If your database does not support the EXCEPT set operator, you can still do an exception join like this:
select documentID, employeeID
from q1
where not exists
( select 1
from q2
where documentID = q1.documentID
and employeeID = q1.employeeID )
This may be a little more verbose, but you can still see reasonably well what's going on, except maybe for SELECT 1. This is sometimes written SELECT *. You can select whatever you wish, because it doesn't matter. The NOT EXISTS subquery isn't returning anything except TRUE or FALSE anyway.
Yet another way to do an exception join is with a left outer join testing for nulls in the right table columns:
select documentID, employeeID
from q1
left outer join q2
on q1.documentID = q2.documentID
and q1.employeeID = q2.employeeID
where q2.documentID is null
and q2.employeeID is null
Although it's not immediately obvious that this is an exception join, it works just fine. When a row from the table on the left side of the left outer join doesn't match any row from the right table, the result row will have nulls in all the columns from the right table. The rows with nulls are the only result rows you want.
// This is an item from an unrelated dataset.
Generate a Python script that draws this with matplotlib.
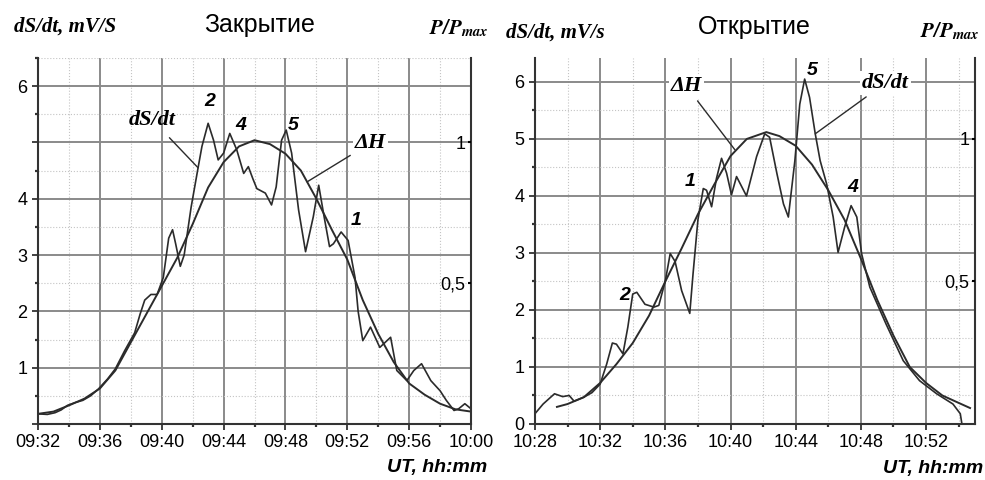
import numpy as np
import matplotlib
matplotlib.use("Agg")
import matplotlib.pyplot as plt
from matplotlib.ticker import MultipleLocator, FixedLocator, FuncFormatter

plt.rcParams['font.family'] = ['Liberation Sans', 'DejaVu Sans']
plt.rcParams['mathtext.fontset'] = 'stix'

# ---- данные: минуты от начала интервала, значения dS/dt (mV/s) ----
close_start = 9 * 60 + 32
close_ds_t = [0, 0.6, 1.1, 1.5, 1.9, 2.4, 2.9, 3.4, 3.9, 4.5, 5.0, 5.6, 6.25, 6.6, 6.9,
              7.3, 7.7, 8.1, 8.45, 8.7, 8.9, 9.2, 9.45, 9.9, 10.35, 10.6,
              11.0, 11.35, 11.65, 12.0, 12.4, 12.85, 13.3, 13.6, 13.9,
              14.15, 14.7, 15.1, 15.4, 15.75, 16.05, 16.4, 16.85, 17.3, 17.8, 18.15,
              18.5, 18.85, 19.1, 19.6, 20.05, 20.5, 20.7, 21.0, 21.5, 22.1, 22.8, 23.2,
              23.85, 24.3, 24.8, 25.4, 26.0, 26.4, 26.9, 27.2, 27.6, 28.0]
close_ds_v = [0.18, 0.17, 0.2, 0.25, 0.33, 0.38, 0.42, 0.5, 0.62, 0.8, 0.98, 1.3, 1.62,
              1.95, 2.2, 2.3, 2.3, 2.6, 3.3, 3.45, 3.2, 2.8, 3.0, 3.85, 4.55, 4.93,
              5.34, 5.04, 4.69, 4.81, 5.16, 4.87, 4.45, 4.57, 4.35, 4.18,
              4.1, 3.89, 4.21, 5.04, 5.22, 4.81, 3.8, 3.06, 3.68, 4.24, 3.68, 3.15, 3.2,
              3.41, 3.26, 2.6, 2.0, 1.48, 1.72, 1.36, 1.54, 0.95, 0.77, 0.95, 1.07, 0.77,
              0.59, 0.42, 0.24, 0.27, 0.36, 0.27]
close_dh_t = list(range(0, 29))
close_dh_v = [0.18, 0.22, 0.33, 0.45, 0.63, 0.95, 1.45, 1.95, 2.45, 2.95, 3.55, 4.2, 4.65,
              4.93, 5.04, 4.97, 4.8, 4.5, 4.0, 3.45, 2.92, 2.2, 1.6, 1.1, 0.72, 0.52,
              0.36, 0.26, 0.22]

open_start = 10 * 60 + 28
open_ds_t = [0, 0.5, 1.2, 1.7, 2.1, 2.4, 3.0, 3.5, 4.0, 4.4, 4.75, 5.0, 5.4, 5.7, 6.0,
             6.25, 6.75, 7.3, 7.6, 8.0, 8.3, 8.6, 9.0, 9.5, 9.7, 10.0, 10.33, 10.53,
             10.84, 11.14, 11.45, 11.76, 12.06, 12.37, 12.98, 13.6, 14.1, 14.4, 14.85,
             15.25, 15.55, 15.95, 16.25, 16.55, 16.85, 17.2, 17.5, 17.9, 18.3, 18.6,
             19.0, 19.4, 19.75, 20.05, 20.55, 21.55, 22.6, 23.6, 24.65, 25.65, 26.1, 26.2]
open_ds_v = [0.18, 0.35, 0.53, 0.48, 0.5, 0.4, 0.47, 0.55, 0.7, 1.05, 1.42, 1.4, 1.23,
             1.7, 2.28, 2.31, 2.1, 2.05, 2.08, 2.51, 2.99, 2.85, 2.34, 1.94, 2.63, 3.58,
             4.13, 4.1, 3.81, 4.31, 4.66, 4.4, 4.02, 4.34, 4.0, 4.69, 5.09, 5.03, 4.39,
             3.86, 3.63, 4.62, 5.61, 6.05, 5.73, 5.09, 4.62, 4.21, 3.63, 3.01, 3.45,
             3.83, 3.63, 2.98, 2.4, 1.75, 1.11, 0.76, 0.53, 0.35, 0.18, 0.0]
open_dh_t = [1.35, 2, 3, 4, 5, 6, 7, 8, 9, 10, 11, 12, 13, 14.2, 15, 16, 17, 18, 19, 20,
             21, 22, 23, 24, 25, 26, 26.7]
open_dh_v = [0.3, 0.35, 0.47, 0.72, 1.05, 1.42, 1.9, 2.5, 3.08, 3.68, 4.2, 4.7, 5.0,
             5.12, 5.05, 4.88, 4.55, 4.1, 3.58, 2.9, 2.18, 1.55, 1.0, 0.72, 0.5, 0.37,
             0.28]

LINE = '#2b2b2b'
SERIF_BI = dict(family='Liberation Serif', weight='bold', style='italic')


def hhmm(v, pos):
    v = int(round(v))
    return f"{v // 60:02d}:{v % 60:02d}"


def setup_axes(ax, start, span, ytop, ylabels):
    ax.set_xlim(start, start + span)
    ax.set_ylim(0, ytop)
    ax.xaxis.set_major_locator(MultipleLocator(4))
    ax.xaxis.set_minor_locator(MultipleLocator(2))
    ax.xaxis.set_major_formatter(FuncFormatter(hhmm))
    ax.yaxis.set_major_locator(FixedLocator(list(range(len(ylabels)))))
    ax.set_yticklabels(ylabels)
    ax.yaxis.set_minor_locator(MultipleLocator(0.5))
    ax.grid(True, which='major', color='#8a8a8a', lw=1.4)
    ax.grid(True, which='minor', color='#c4c4c4', lw=0.8, ls=':')
    ax.set_axisbelow(True)
    ax.tick_params(which='major', length=4, width=1.3, labelsize=13, color='#333333')
    ax.tick_params(which='minor', length=2, width=1.6, color='#333333')
    for s in ['left', 'bottom', 'right']:
        ax.spines[s].set_color('#333333')
        ax.spines[s].set_linewidth(1.5)
    ax.spines['top'].set_visible(False)


def right_axis(ax, ytop):
    ax2 = ax.twinx()
    ax2.set_ylim(0, ytop / 5.0)
    ax2.set_yticks([0.5, 1.0])
    ax2.set_yticklabels(['0,5', '1'])
    ax2.tick_params(axis='y', direction='in', length=2, width=1.5, pad=-4, labelsize=13)
    for lab in ax2.get_yticklabels():
        lab.set_horizontalalignment('right')
    for s in ax2.spines.values():
        s.set_visible(False)
    return ax2


fig = plt.figure(figsize=(9.85, 4.8), dpi=100)

# ---- Закрытие ----
ax1 = fig.add_axes([0.0386, 0.1167, 0.4396, 0.7625])
ytop1 = 6.5
setup_axes(ax1, close_start, 28, ytop1, ['', '1', '2', '3', '4', '', '6'])
t1 = close_start + np.array(close_ds_t)
h1 = close_start + np.array(close_dh_t)
ax1.plot(h1, close_dh_v, color=LINE, lw=1.4)
ax1.plot(t1, close_ds_v, color=LINE, lw=1.2)
right_axis(ax1, ytop1)

ax1.annotate('dS/dt', xy=(t1[24], close_ds_v[24]), xytext=(close_start + 7.4, 5.4),
             ha='center', va='center', fontsize=16, **SERIF_BI,
             arrowprops=dict(arrowstyle='-', color=LINE, lw=1.0, shrinkA=5, shrinkB=0))
ax1.annotate('ΔH', xy=(close_start + 17.4, 4.3), xytext=(close_start + 21.5, 4.99),
             ha='center', va='center', fontsize=16, **SERIF_BI,
             bbox=dict(boxstyle='square,pad=0.1', fc='white', ec='none'),
             arrowprops=dict(arrowstyle='-', color=LINE, lw=1.0, shrinkA=2, shrinkB=0))
for lab, tx, ty in [('2', 11.1, 5.72), ('4', 13.1, 5.3), ('5', 16.5, 5.3), ('1', 20.6, 3.62)]:
    ax1.text(close_start + tx, ty, lab, ha='center', va='center', fontsize=14,
             fontweight='bold', fontstyle='italic')

fig.text(0.264, 0.948, 'Закрытие', ha='center', va='center', fontsize=18)
fig.text(0.066, 0.944, 'dS/dt, mV/S', ha='center', va='center', fontsize=15, **SERIF_BI)
fig.text(0.466, 0.942, r'$\mathbfit{P/P}_{\mathbfit{max}}$', ha='center', va='center', fontsize=15)
fig.text(0.495, 0.027, 'UT, hh:mm', ha='right', va='center', fontsize=14,
         fontweight='bold', fontstyle='italic')

# ---- Открытие ----
ax3 = fig.add_axes([0.5431, 0.1167, 0.4467, 0.7625])
ytop2 = 6.42
setup_axes(ax3, open_start, 27, ytop2, ['0', '1', '2', '3', '4', '5', '6'])
t2 = open_start + np.array(open_ds_t)
h2 = open_start + np.array(open_dh_t)
ax3.plot(h2, open_dh_v, color=LINE, lw=1.4)
ax3.plot(t2, open_ds_v, color=LINE, lw=1.2)
right_axis(ax3, ytop2)

ax3.annotate('ΔH', xy=(open_start + 12.27, 4.81), xytext=(open_start + 9.3, 5.92),
             ha='center', va='center', fontsize=16, **SERIF_BI,
             bbox=dict(boxstyle='square,pad=0.1', fc='white', ec='none'),
             arrowprops=dict(arrowstyle='-', color=LINE, lw=1.0, shrinkA=2, shrinkB=0))
ax3.annotate('dS/dt', xy=(t2[45], open_ds_v[45]), xytext=(open_start + 21.5, 5.98),
             ha='center', va='center', fontsize=16, **SERIF_BI,
             bbox=dict(boxstyle='square,pad=0.1', fc='white', ec='none'),
             arrowprops=dict(arrowstyle='-', color=LINE, lw=1.0, shrinkA=2, shrinkB=0))
for lab, tx, ty in [('5', 17.0, 6.2), ('1', 9.5, 4.25), ('4', 19.5, 4.14), ('2', 5.5, 2.26)]:
    ax3.text(open_start + tx, ty, lab, ha='center', va='center', fontsize=14,
             fontweight='bold', fontstyle='italic')

fig.text(0.766, 0.944, 'Открытие', ha='center', va='center', fontsize=18)
fig.text(0.564, 0.932, 'dS/dt, mV/s', ha='center', va='center', fontsize=15, **SERIF_BI)
fig.text(0.964, 0.936, r'$\mathbfit{P/P}_{\mathbfit{max}}$', ha='center', va='center', fontsize=15)
fig.text(0.998, 0.025, 'UT, hh:mm', ha='right', va='center', fontsize=14,
         fontweight='bold', fontstyle='italic')

fig.savefig('out.png', dpi=100)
A full outer join, in case you were curious, would be all the rows of the first table that aren't in the second, plus all the rows of the second table that aren't in the first. The syntax is actually quite simple:
select documentID, employeeID
from q1
full outer join q2
on q1.documentID = q2.documentID
and q1.employeeID = q2.employeeID
Not all databases support the FULL OUTER JOIN syntax, though, but you can always get a full outer join by taking a UNION of two exception joins. However, this wouldn't make sense in your example, because employees who took training would obviously be in the main query, right?